Comb the records below for the string "that" and copy each line where it turns up.

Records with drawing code

──────

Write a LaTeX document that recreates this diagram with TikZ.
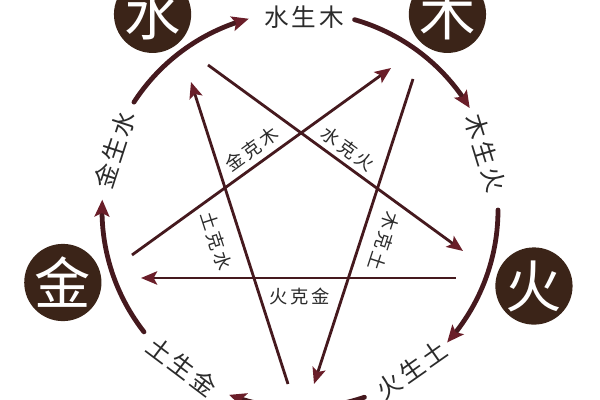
\documentclass[tikz,border=0pt]{standalone}
\usepackage{fontspec}
\usetikzlibrary{arrows.meta,bending}
\newfontfamily\cjk{Noto Sans CJK SC}
\newfontfamily\cjkout[LetterSpace=12]{Noto Sans CJK SC}
\newfontfamily\cjkin[LetterSpace=15]{Noto Sans CJK SC}
\definecolor{wxdark}{HTML}{3B2418}
\definecolor{wxline}{HTML}{45191E}
\definecolor{wxhead}{HTML}{6A1E29}
\definecolor{wxtext}{HTML}{2B2B2B}

\begin{document}
\begin{tikzpicture}[x=0.025cm, y=0.025cm,
	elem/.style={circle, fill=wxdark, text=white, minimum size=1.93cm, inner sep=0pt, font=\cjk\fontsize{40}{42}\selectfont},
	outlab/.style={text=wxtext, inner sep=0pt, font=\cjkout\fontsize{17.5}{20}\selectfont},
	inlab/.style={text=wxtext, inner sep=0pt, font=\cjkin\fontsize{13}{15}\selectfont},
	sheng/.style={draw=wxline, line width=3.4pt, line cap=round, -{Stealth[length=12pt, width=10.5pt, inset=2.5pt, color=wxhead, flex]}},
	ke/.style={draw=wxline, line width=2pt, -{Stealth[length=11.5pt, width=9.5pt, inset=2.5pt, color=wxhead]}}]
	\useasboundingbox (-300,-190) rectangle (300,210);
	\fill[white] (-300,-190) rectangle (300,210);
	\coordinate (O) at (0,0);
	% the elements
	\node[elem] (shui) at (127:245) {水};
	\node[elem] (mu) at (53:245) {木};
	\node[elem] (huo) at (-18:246) {火};
	\node[elem] (jin) at (197:248) {金};
	% sheng: labels on the ring
	\node[outlab] (sm) at (4,193) {水生木};
	\node[outlab, rotate=-73] (mh) at (17:194) {木生火};
	\node[outlab, rotate=35] (ht) at (-55:195) {火生土};
	\node[outlab, rotate=-37] (tj) at (-127:196) {土生金};
	\node[outlab, rotate=72] (js) at (162:195) {金生水};
	% sheng: arcs
	\coordinate (R1) at (147:198);
	\coordinate (R2) at (74:198);
	\coordinate (R3) at (0:198);
	\coordinate (R4) at (-71:198);
	\coordinate (R5) at (-142:198);
	\draw[sheng] (R1) arc[start angle=147, end angle=105, radius=198];
	\draw[sheng] (R2) arc[start angle=74, end angle=31, radius=198];
	\draw[sheng] (R3) arc[start angle=0, end angle=-42, radius=198];
	\draw[sheng] (R4) arc[start angle=-71, end angle=-111, radius=198];
	\draw[sheng] (R5) arc[start angle=-142, end angle=-183, radius=198];
	% ke: the star
	\coordinate (P1) at (-12,-174); \coordinate (Q1) at (-109,128);
	\coordinate (P2) at (-168,-45); \coordinate (Q2) at (91,142);
	\coordinate (P3) at (-92,145);  \coordinate (Q3) at (163,-41);
	\coordinate (P4) at (113,131);  \coordinate (Q4) at (14,-174);
	\coordinate (P5) at (156,-68);  \coordinate (Q5) at (-159,-68);
	\draw[ke] (P1) -- (Q1);
	\draw[ke] (P2) -- (Q2);
	\draw[ke] (P3) -- (Q3);
	\draw[ke] (P4) -- (Q4);
	\draw[ke] (P5) -- (Q5);
	\node[inlab, rotate=36] (jkm) at (-48,61) {金克木};
	\node[inlab, rotate=-36] (skh) at (48,61) {水克火};
	\node[inlab, rotate=-72] (tks) at (-84,-31) {土克水};
	\node[inlab, rotate=-108] (mkt) at (84,-31) {木克土};
	\node[inlab] (hkj) at (0,-86) {火克金};
\end{tikzpicture}
\end{document}
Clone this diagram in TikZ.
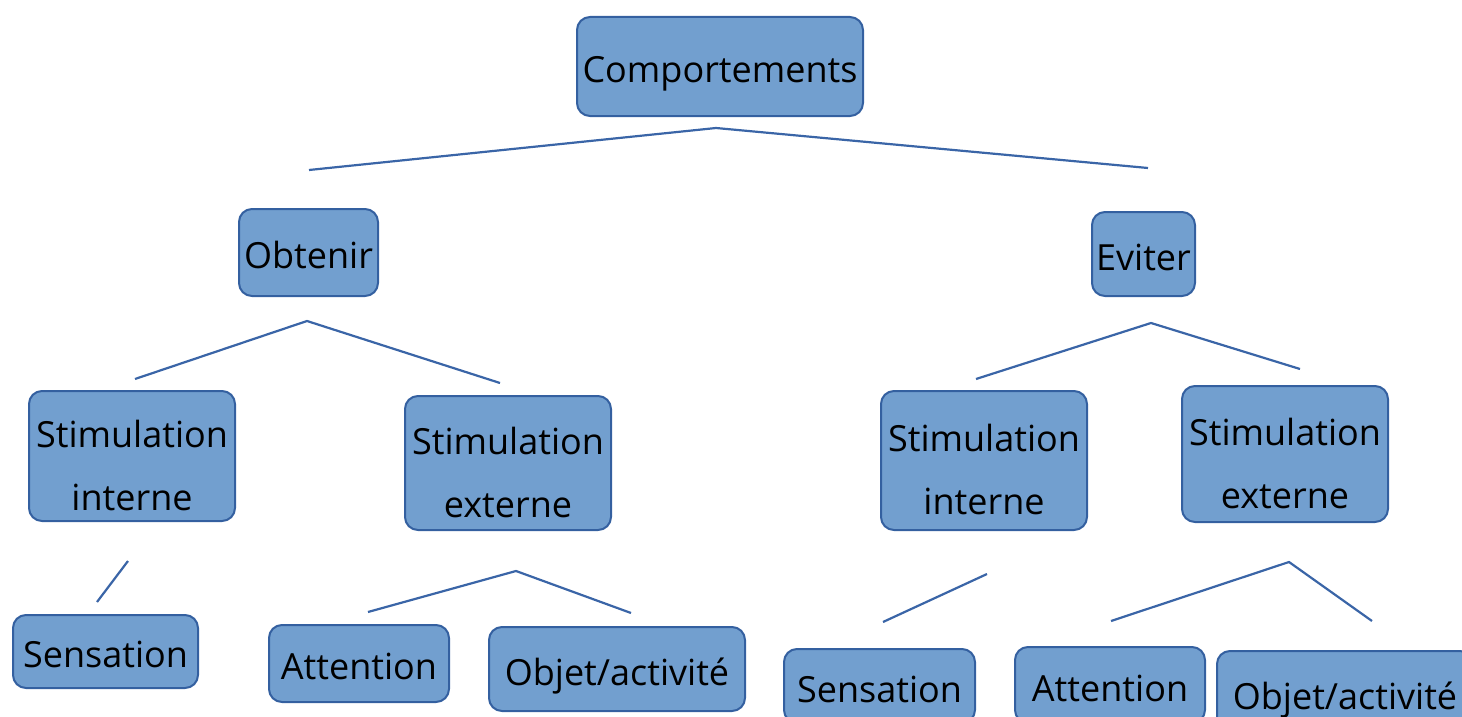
\documentclass[tikz,border=0pt]{standalone}
\usepackage{fontspec}
\setmainfont{Open Sans}
\definecolor{boxfill}{RGB}{114,159,207}
\definecolor{boxdraw}{RGB}{52,96,160}
\definecolor{linecol}{RGB}{58,101,167}
\newcommand{\twolines}[2]{\begin{tabular}[b]{@{}c@{}}#1\\#2\end{tabular}}
\begin{document}
\begin{tikzpicture}[x=1pt,y=-1pt,
  box/.style={draw=boxdraw, fill=boxfill, line width=2pt, rounded corners=13pt,
    inner sep=0pt, text=black,
    font=\fontsize{36}{63}\selectfont},
  one/.style={box, text height=32pt, text depth=0pt},
  two/.style={box, text height=108pt, text depth=0pt},
  conn/.style={draw=linecol, line width=2.2pt}]
\useasboundingbox (0,0) rectangle (1462,717);
% nodes
\node[one, minimum width=286pt, minimum height=99pt] (top) at (720,66.5) {Comportements};
\node[one, minimum width=139pt, minimum height=87pt] (obt) at (308.5,252.5) {Obtenir};
\node[one, minimum width=103pt, minimum height=84pt] (evi) at (1143.5,254) {Eviter};
\node[two, minimum width=206pt, minimum height=130pt] (sil) at (132,456) {\twolines{Stimulation}{interne}};
\node[two, minimum width=206pt, minimum height=134pt] (sel) at (508,463) {\twolines{Stimulation}{externe}};
\node[two, minimum width=206pt, minimum height=139pt] (sir) at (984,460.5) {\twolines{Stimulation}{interne}};
\node[two, minimum width=206pt, minimum height=136pt] (ser) at (1285,454) {\twolines{Stimulation}{externe}};
\node[one, minimum width=185pt, minimum height=73pt] (sensl) at (105.5,651.5) {Sensation};
\node[one, minimum width=180pt, minimum height=77pt] (attl) at (359,663.5) {Attention};
\node[one, minimum width=256pt, minimum height=84pt] (objl) at (617,669) {Objet/activité};
\node[one, minimum width=191pt, minimum height=74pt] (sensr) at (879.5,686) {Sensation};
\node[one, minimum width=190pt, minimum height=76pt] (attr) at (1110,685) {Attention};
\node[one, minimum width=256pt, minimum height=84pt] (objr) at (1345,693) {Objet/activité};
% connector points
\coordinate (a0) at (716,128);
\coordinate (a1) at (309,170);
\coordinate (a2) at (1148,168);
\coordinate (b0) at (307,321);
\coordinate (b1) at (135,379);
\coordinate (b2) at (500,383);
\coordinate (c0) at (1151,323);
\coordinate (c1) at (976,379);
\coordinate (c2) at (1300,369);
\coordinate (d0) at (128,561);
\coordinate (d1) at (97,602);
\coordinate (e0) at (516,571);
\coordinate (e1) at (368,612);
\coordinate (e2) at (631,613);
\coordinate (f0) at (987,574);
\coordinate (f1) at (883,622);
\coordinate (g0) at (1289,562);
\coordinate (g1) at (1111,621);
\coordinate (g2) at (1372,621);
% connectors
\draw[conn] (a1) -- (a0) -- (a2);
\draw[conn] (b1) -- (b0) -- (b2);
\draw[conn] (c1) -- (c0) -- (c2);
\draw[conn] (d0) -- (d1);
\draw[conn] (e1) -- (e0) -- (e2);
\draw[conn] (f0) -- (f1);
\draw[conn] (g1) -- (g0) -- (g2);
\end{tikzpicture}
\end{document}
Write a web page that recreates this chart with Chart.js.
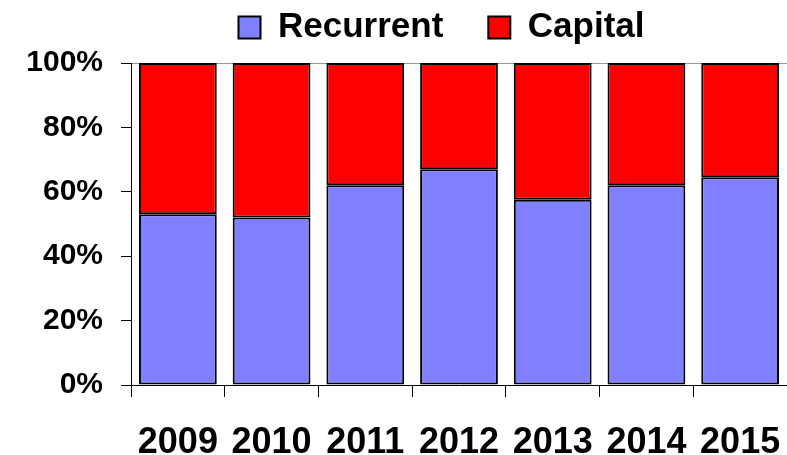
<!DOCTYPE html>
<html>
<head>
<meta charset="utf-8">
<script src="https://cdn.jsdelivr.net/npm/chart.js@4/dist/chart.umd.min.js"></script>
<style>
  body { margin: 0; background: #fff; }
</style>
</head>
<body>
<canvas id="budgetChart" width="787" height="455"></canvas>
<script>
// Share of spending per year, in percent
const years = ['2009', '2010', '2011', '2012', '2013', '2014', '2015'];
const recurrent = [53, 52, 62, 67, 57.5, 62, 64.5];
const capital = [47, 48, 38, 33, 42.5, 38, 35.5];
const yTicks = [0, 20, 40, 60, 80, 100];

const fontFamily = '"Liberation Sans", Arial, Helvetica, sans-serif';

// Top grid line only, the rest of the grid stays hidden
function gridColor(ctx) {
    return ctx.tick && ctx.tick.value === 100 ? '#999999' : 'rgba(0,0,0,0)';
}

// Legend sits high and right of centre; the wide item gap comes from labels.padding
const legendPlacement = {
    id: 'legendPlacement',
    beforeInit(chart) {
        const legend = chart.legend;
        const fit = legend.fit;
        legend.fit = function () {
            fit.call(this);
            this.height = 63;
        };
    },
    afterLayout(chart) {
        const legend = chart.legend;
        legend.top -= 35;
        legend.left += 48;
        legend.right += 48;
    }
};

new Chart(document.getElementById('budgetChart'), {
    type: 'bar',
    data: {
        labels: years,
        datasets: [{
            label: 'Recurrent',
            data: recurrent,
            backgroundColor: '#8080ff',
            borderColor: '#000000',
            borderWidth: 2,
            borderSkipped: false
        }, {
            label: 'Capital',
            data: capital,
            backgroundColor: '#ff0000',
            borderColor: '#000000',
            borderWidth: 2,
            borderSkipped: false
        }]
    },
    plugins: [legendPlacement],
    options: {
        responsive: false,
        animation: false,
        layout: { padding: 0 },
        datasets: {
            bar: { barPercentage: 0.83, categoryPercentage: 1 }
        },
        plugins: {
            tooltip: { enabled: false },
            legend: {
                display: true,
                position: 'top',
                labels: {
                    color: '#000',
                    boxWidth: 22,
                    boxHeight: 22,
                    padding: 45,
                    font: { family: fontFamily, size: 35, weight: 'bold' }
                }
            }
        },
        scales: {
            x: {
                stacked: true,
                offset: true,
                border: { color: '#000', width: 1 },
                grid: {
                    offset: true,
                    drawOnChartArea: false,
                    tickLength: 12,
                    tickColor: '#000'
                },
                ticks: {
                    color: '#000',
                    padding: 24,
                    maxRotation: 0,
                    font: { family: fontFamily, size: 36, weight: 'bold' }
                },
                afterFit: (scale) => {
                    scale.height = 70;
                    scale.paddingRight = 0;
                    scale.paddingLeft = 0;
                }
            },
            y: {
                stacked: true,
                min: 0,
                max: 100,
                border: { color: '#000', width: 1 },
                grid: {
                    color: gridColor,
                    tickColor: '#000',
                    tickLength: 10
                },
                afterBuildTicks: (scale) => {
                    scale.ticks = yTicks.map(v => ({ value: v }));
                },
                ticks: {
                    color: '#000',
                    padding: 18,
                    font: { family: fontFamily, size: 30, weight: 'bold' },
                    callback: (v) => v + '%'
                },
                afterFit: (scale) => { scale.width = 131; }
            }
        }
    }
});
</script>
</body>
</html>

──────

» RESULT FOR THIS TASK
Write a LaTeX document that recreates this diagram with TikZ.
Write a web page that recreates this chart with Chart.js.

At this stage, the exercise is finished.